## TASK OBJECTIVE:
In this exercise, print only the lines of the records below from the one with "Convert this chart to D3.js code." through the one with "Sans Narrow', 'Arial", inclusive. Pictures are not part of the copy.
[Start EXTRACTED MATERIAL]
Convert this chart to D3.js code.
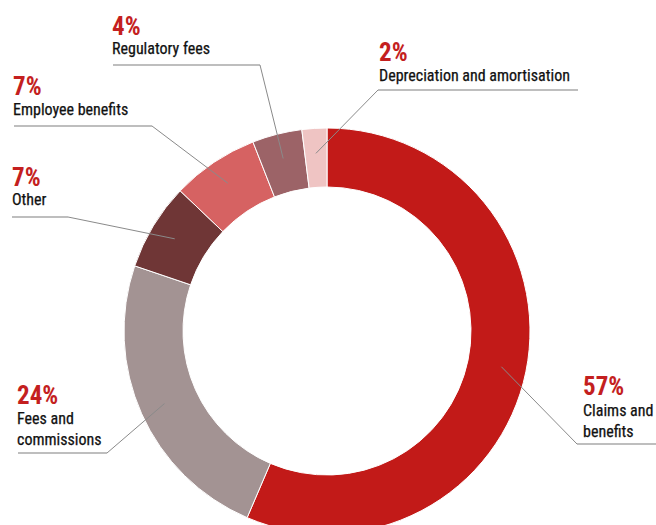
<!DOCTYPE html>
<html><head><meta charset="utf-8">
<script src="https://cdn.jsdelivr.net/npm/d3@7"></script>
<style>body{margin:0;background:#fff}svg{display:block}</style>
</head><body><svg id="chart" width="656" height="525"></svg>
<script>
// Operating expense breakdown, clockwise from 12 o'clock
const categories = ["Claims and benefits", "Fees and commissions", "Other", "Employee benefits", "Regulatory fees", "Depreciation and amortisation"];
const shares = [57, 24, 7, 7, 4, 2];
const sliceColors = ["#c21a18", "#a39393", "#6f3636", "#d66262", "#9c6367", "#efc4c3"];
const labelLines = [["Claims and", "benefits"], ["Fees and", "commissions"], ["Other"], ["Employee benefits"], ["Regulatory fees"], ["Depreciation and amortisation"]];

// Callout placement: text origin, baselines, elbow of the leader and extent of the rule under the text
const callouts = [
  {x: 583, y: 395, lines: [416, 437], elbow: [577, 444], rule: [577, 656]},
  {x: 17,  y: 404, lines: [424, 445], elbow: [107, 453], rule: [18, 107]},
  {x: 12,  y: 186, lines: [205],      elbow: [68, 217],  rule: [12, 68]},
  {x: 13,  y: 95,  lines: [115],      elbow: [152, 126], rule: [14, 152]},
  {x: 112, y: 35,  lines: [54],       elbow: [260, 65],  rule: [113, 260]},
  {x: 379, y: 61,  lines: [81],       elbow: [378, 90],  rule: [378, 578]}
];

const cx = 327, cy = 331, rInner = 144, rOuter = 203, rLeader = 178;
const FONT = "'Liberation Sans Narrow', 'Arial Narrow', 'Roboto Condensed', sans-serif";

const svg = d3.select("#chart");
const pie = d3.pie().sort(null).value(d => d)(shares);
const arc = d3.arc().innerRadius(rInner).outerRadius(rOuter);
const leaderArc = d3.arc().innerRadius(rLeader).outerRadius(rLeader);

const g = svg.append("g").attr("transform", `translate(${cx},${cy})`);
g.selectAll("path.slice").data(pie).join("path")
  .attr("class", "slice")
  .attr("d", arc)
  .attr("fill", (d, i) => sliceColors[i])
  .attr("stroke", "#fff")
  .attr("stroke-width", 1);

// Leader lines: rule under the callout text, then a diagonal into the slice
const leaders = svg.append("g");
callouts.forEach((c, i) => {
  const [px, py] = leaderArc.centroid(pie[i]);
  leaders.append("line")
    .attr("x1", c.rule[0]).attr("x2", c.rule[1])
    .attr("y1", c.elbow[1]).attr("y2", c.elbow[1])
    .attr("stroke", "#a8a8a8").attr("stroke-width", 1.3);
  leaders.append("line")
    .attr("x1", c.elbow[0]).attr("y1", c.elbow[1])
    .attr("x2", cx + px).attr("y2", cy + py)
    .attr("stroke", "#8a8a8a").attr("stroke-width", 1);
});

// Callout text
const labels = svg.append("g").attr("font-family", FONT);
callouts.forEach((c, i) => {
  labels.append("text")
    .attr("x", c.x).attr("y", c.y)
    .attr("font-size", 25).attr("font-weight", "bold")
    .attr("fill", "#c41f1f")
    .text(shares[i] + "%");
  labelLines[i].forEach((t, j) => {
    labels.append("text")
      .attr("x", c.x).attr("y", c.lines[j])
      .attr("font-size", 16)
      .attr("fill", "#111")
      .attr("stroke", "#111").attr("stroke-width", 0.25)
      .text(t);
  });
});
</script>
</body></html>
[End EXTRACTED MATERIAL]
[Start EXTRACTED MATERIAL]
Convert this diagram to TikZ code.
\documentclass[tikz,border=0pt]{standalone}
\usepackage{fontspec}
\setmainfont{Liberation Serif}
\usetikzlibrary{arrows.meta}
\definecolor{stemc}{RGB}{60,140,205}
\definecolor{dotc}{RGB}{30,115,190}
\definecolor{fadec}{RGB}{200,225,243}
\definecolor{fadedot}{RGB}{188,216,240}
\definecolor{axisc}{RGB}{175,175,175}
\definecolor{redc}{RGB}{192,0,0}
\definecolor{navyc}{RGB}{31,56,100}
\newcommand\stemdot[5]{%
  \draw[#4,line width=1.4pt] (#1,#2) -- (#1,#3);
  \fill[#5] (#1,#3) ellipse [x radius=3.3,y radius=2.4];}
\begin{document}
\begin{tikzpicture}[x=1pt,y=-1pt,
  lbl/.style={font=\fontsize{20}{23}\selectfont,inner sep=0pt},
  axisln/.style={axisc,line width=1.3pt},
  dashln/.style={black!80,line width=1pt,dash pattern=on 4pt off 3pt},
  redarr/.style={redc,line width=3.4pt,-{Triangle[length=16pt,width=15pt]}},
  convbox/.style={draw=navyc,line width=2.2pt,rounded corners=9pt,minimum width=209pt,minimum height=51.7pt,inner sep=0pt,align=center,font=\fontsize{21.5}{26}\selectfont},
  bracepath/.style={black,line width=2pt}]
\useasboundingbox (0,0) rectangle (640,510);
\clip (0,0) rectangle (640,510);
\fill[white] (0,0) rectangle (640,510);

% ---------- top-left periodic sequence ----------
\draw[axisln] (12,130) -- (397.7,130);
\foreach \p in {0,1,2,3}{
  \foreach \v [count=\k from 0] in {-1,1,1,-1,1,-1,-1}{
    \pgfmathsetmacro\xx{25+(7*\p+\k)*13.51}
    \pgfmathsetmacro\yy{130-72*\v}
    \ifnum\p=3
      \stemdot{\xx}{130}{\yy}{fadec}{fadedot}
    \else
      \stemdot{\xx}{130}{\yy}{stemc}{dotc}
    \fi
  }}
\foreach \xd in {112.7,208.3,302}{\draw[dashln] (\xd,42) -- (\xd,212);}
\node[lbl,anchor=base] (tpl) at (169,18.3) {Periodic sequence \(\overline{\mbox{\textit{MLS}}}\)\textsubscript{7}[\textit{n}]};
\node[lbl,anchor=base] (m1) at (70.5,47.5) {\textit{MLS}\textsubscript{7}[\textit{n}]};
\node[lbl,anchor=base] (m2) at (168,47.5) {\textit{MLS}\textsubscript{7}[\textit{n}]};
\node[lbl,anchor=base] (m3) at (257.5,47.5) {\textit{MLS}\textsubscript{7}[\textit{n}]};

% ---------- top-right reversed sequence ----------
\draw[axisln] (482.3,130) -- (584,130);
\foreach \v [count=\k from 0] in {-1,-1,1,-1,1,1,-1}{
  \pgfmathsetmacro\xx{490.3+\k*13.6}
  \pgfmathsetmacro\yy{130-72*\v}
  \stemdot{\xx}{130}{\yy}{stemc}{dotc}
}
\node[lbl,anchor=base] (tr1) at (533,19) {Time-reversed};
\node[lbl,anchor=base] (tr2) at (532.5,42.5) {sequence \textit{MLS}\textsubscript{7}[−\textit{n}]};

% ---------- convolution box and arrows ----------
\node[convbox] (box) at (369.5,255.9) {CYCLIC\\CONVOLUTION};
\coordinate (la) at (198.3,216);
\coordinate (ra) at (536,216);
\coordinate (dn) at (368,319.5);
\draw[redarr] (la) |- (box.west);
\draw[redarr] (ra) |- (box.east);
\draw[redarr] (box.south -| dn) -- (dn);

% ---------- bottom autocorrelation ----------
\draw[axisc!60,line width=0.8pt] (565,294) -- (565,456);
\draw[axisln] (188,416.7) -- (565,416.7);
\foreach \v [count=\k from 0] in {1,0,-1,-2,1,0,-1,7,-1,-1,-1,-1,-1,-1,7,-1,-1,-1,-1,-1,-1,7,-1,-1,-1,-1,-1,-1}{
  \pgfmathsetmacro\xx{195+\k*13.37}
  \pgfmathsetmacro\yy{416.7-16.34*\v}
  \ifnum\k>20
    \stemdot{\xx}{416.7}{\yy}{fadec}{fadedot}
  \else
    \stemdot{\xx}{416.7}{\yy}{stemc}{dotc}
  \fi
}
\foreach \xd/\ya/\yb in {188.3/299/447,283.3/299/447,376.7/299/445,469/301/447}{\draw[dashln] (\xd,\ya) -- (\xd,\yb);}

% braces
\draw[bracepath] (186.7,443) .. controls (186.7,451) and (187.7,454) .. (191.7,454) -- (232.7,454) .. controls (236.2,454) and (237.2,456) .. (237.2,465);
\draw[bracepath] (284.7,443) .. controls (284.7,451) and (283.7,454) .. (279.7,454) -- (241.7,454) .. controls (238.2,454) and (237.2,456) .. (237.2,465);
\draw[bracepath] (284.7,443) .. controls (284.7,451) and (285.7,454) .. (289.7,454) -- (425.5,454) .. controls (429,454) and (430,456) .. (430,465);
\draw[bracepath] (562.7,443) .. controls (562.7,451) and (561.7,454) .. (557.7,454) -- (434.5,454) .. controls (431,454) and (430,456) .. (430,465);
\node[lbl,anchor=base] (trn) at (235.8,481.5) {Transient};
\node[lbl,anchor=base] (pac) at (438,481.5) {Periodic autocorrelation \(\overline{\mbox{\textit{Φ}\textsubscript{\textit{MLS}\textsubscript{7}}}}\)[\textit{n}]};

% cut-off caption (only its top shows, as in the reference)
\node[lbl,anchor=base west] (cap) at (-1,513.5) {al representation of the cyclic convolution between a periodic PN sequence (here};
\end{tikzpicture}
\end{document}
[End EXTRACTED MATERIAL]
[Start EXTRACTED MATERIAL]
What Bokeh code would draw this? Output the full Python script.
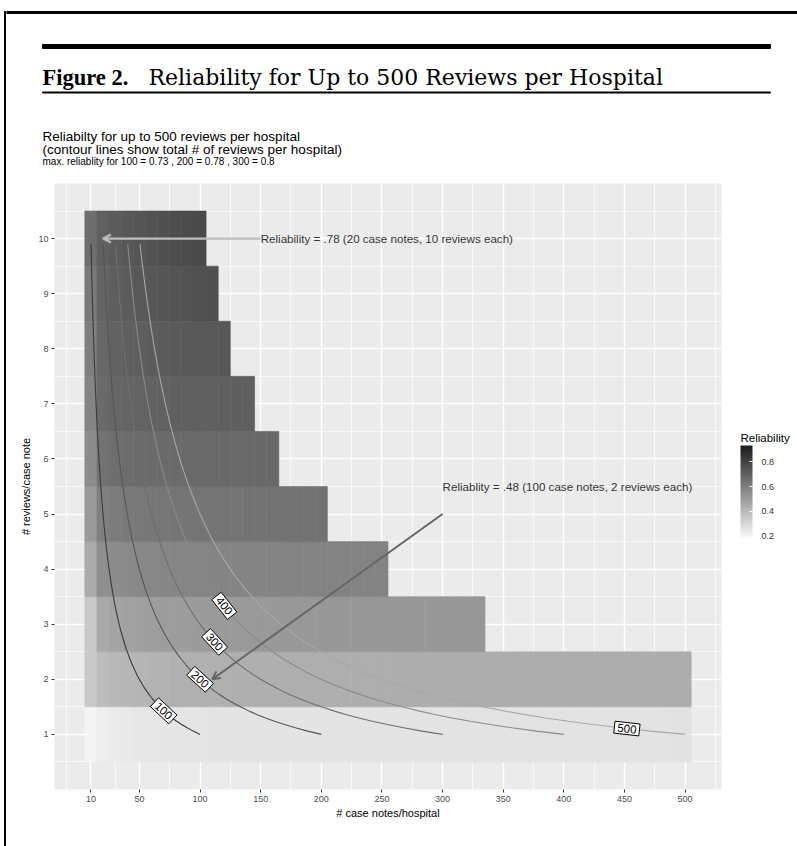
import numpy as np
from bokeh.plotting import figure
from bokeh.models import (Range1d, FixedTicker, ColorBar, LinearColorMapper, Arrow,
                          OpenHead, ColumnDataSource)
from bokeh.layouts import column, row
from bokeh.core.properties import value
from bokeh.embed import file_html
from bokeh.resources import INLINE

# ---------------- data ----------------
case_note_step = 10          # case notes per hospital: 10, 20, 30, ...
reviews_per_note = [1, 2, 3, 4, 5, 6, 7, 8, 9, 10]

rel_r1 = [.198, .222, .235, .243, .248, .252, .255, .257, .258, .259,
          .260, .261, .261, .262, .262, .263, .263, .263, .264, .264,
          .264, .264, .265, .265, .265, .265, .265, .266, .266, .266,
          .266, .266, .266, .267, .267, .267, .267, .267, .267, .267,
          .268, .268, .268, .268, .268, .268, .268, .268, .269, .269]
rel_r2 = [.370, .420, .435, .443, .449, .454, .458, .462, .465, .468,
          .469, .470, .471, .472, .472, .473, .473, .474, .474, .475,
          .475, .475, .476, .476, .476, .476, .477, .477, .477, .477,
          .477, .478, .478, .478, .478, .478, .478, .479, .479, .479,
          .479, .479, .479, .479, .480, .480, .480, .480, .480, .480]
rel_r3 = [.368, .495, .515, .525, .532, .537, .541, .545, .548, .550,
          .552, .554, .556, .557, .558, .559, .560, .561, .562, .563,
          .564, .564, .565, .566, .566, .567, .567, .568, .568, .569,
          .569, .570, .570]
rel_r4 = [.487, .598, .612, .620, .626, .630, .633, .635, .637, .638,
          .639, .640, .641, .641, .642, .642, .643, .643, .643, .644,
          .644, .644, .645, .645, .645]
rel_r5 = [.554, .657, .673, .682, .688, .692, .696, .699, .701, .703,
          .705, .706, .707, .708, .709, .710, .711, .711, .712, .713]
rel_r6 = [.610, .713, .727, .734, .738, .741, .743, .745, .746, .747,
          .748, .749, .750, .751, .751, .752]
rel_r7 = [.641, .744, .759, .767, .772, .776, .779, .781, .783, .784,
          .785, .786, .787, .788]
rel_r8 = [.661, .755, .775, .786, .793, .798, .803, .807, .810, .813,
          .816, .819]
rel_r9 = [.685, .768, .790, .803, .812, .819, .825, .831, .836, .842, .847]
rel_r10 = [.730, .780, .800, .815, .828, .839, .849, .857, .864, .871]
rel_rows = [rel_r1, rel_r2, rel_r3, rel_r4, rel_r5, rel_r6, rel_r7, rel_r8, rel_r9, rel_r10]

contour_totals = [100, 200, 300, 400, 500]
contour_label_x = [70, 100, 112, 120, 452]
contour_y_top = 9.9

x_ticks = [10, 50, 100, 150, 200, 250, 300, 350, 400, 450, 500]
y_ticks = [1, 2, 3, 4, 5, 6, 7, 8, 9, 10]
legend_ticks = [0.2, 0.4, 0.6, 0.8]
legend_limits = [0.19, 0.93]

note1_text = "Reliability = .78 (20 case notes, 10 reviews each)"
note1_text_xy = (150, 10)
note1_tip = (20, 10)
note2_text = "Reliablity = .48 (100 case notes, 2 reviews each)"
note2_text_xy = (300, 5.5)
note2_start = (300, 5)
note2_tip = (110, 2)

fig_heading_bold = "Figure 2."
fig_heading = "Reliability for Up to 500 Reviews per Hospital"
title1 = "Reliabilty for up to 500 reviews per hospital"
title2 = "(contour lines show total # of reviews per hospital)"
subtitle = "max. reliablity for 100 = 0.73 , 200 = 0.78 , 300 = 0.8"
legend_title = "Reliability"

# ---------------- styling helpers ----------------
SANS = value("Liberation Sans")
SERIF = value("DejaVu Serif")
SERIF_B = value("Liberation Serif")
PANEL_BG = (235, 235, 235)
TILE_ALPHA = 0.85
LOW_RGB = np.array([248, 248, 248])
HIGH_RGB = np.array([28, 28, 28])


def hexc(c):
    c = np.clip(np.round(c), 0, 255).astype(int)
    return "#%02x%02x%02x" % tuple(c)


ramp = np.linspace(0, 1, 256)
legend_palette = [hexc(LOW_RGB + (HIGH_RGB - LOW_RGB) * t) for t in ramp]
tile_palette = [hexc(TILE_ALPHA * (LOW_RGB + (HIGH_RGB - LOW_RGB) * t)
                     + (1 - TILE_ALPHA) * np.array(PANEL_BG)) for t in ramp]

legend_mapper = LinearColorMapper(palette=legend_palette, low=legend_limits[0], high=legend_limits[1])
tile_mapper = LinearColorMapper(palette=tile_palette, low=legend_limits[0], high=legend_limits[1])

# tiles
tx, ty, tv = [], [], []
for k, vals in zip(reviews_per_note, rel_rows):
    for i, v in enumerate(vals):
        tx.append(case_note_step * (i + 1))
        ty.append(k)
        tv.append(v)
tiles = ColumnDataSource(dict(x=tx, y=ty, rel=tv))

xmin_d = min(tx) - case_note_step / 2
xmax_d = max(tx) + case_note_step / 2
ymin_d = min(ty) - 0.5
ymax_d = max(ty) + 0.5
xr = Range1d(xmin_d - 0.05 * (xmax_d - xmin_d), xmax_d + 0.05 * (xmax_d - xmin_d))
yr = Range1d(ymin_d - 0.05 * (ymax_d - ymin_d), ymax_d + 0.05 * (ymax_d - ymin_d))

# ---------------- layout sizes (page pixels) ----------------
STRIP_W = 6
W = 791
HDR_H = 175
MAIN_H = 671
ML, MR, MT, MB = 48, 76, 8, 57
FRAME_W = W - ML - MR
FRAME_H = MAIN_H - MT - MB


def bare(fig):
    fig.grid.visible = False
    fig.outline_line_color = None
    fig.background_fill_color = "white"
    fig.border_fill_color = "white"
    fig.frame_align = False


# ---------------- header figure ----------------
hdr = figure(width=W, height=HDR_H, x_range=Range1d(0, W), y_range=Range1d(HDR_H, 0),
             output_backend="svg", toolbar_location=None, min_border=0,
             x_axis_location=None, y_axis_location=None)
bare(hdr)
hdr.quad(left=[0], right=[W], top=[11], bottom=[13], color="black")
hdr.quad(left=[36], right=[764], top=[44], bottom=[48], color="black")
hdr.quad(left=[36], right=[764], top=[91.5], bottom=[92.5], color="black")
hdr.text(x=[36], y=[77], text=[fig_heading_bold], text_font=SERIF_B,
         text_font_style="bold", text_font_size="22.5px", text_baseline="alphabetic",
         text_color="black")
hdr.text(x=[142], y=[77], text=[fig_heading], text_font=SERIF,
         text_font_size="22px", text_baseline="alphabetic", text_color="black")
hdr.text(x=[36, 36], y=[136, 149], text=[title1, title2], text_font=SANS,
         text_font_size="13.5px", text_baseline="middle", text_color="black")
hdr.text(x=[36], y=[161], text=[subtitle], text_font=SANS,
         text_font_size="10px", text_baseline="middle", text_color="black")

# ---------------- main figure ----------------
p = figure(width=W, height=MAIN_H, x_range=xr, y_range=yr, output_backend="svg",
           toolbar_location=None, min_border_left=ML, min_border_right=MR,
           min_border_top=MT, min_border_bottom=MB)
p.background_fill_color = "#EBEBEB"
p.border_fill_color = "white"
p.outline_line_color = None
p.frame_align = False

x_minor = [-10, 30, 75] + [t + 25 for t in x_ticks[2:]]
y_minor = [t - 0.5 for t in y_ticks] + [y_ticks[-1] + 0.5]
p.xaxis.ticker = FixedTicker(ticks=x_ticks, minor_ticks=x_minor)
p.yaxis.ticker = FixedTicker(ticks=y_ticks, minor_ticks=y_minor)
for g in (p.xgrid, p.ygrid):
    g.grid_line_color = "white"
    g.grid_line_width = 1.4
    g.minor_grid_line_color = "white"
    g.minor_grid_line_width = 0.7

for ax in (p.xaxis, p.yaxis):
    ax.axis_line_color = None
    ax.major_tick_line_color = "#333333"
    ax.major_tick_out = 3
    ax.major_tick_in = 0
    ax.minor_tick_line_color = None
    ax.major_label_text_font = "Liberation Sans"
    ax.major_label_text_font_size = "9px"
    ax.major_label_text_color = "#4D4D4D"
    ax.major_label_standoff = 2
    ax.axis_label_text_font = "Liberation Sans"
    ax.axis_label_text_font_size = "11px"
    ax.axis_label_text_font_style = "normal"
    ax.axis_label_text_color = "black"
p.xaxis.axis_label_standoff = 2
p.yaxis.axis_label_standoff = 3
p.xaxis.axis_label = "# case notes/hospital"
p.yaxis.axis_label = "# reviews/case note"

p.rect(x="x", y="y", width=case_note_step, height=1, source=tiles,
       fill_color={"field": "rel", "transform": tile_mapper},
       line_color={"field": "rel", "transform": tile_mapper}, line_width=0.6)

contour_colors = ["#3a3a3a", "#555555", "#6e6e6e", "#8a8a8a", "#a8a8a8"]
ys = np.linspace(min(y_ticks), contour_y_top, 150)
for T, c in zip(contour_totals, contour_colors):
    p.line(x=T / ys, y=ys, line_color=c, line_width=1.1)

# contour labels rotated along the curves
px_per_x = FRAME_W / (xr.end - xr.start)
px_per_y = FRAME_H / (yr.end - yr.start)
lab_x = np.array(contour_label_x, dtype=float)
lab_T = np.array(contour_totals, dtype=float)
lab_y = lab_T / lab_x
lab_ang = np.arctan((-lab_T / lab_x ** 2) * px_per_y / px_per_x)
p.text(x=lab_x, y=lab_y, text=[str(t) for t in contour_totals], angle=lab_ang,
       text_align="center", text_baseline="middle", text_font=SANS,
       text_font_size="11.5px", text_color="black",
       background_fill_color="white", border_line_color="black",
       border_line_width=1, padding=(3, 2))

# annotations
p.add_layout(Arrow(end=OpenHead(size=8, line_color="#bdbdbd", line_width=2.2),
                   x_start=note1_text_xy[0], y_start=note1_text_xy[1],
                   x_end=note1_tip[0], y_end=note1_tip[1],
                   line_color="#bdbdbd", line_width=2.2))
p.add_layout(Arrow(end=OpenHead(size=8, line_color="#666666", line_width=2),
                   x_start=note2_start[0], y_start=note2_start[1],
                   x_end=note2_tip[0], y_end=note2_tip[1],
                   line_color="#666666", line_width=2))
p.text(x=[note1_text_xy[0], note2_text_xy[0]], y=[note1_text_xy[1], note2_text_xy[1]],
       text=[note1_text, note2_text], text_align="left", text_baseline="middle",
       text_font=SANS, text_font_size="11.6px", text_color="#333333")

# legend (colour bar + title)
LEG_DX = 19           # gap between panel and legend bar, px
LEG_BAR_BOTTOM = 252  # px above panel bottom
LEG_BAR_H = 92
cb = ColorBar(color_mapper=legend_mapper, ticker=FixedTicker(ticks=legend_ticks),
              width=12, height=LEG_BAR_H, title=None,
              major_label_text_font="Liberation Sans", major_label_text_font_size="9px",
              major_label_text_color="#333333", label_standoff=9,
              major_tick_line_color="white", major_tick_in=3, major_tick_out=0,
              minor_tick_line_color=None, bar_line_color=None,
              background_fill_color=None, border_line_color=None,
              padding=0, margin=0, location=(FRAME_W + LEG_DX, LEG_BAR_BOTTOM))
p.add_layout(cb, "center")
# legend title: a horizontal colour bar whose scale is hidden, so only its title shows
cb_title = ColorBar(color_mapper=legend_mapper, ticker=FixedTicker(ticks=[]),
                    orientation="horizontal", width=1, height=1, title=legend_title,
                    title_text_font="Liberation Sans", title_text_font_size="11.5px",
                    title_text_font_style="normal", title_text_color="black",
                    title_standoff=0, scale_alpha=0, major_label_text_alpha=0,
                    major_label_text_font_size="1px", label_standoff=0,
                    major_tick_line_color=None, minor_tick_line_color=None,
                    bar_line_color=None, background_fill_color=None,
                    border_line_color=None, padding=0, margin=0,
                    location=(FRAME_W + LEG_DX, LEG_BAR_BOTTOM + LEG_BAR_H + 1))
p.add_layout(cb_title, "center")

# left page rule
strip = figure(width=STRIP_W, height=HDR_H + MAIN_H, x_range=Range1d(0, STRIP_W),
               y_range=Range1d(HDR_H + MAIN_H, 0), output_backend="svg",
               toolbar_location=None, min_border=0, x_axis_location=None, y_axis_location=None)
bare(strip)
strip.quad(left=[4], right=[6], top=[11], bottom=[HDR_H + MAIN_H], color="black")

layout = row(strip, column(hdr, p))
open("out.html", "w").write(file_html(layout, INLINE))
[End EXTRACTED MATERIAL]
## PROBLEM SOLUTION:
Convert this chart to D3.js code.
<!DOCTYPE html>
<html><head><meta charset="utf-8">
<script src="https://cdn.jsdelivr.net/npm/d3@7"></script>
<style>body{margin:0;background:#fff}svg{display:block}</style>
</head><body><svg id="chart" width="656" height="525"></svg>
<script>
// Operating expense breakdown, clockwise from 12 o'clock
const categories = ["Claims and benefits", "Fees and commissions", "Other", "Employee benefits", "Regulatory fees", "Depreciation and amortisation"];
const shares = [57, 24, 7, 7, 4, 2];
const sliceColors = ["#c21a18", "#a39393", "#6f3636", "#d66262", "#9c6367", "#efc4c3"];
const labelLines = [["Claims and", "benefits"], ["Fees and", "commissions"], ["Other"], ["Employee benefits"], ["Regulatory fees"], ["Depreciation and amortisation"]];

// Callout placement: text origin, baselines, elbow of the leader and extent of the rule under the text
const callouts = [
  {x: 583, y: 395, lines: [416, 437], elbow: [577, 444], rule: [577, 656]},
  {x: 17,  y: 404, lines: [424, 445], elbow: [107, 453], rule: [18, 107]},
  {x: 12,  y: 186, lines: [205],      elbow: [68, 217],  rule: [12, 68]},
  {x: 13,  y: 95,  lines: [115],      elbow: [152, 126], rule: [14, 152]},
  {x: 112, y: 35,  lines: [54],       elbow: [260, 65],  rule: [113, 260]},
  {x: 379, y: 61,  lines: [81],       elbow: [378, 90],  rule: [378, 578]}
];

const cx = 327, cy = 331, rInner = 144, rOuter = 203, rLeader = 178;
const FONT = "'Liberation Sans Narrow', 'Arial Narrow', 'Roboto Condensed', sans-serif";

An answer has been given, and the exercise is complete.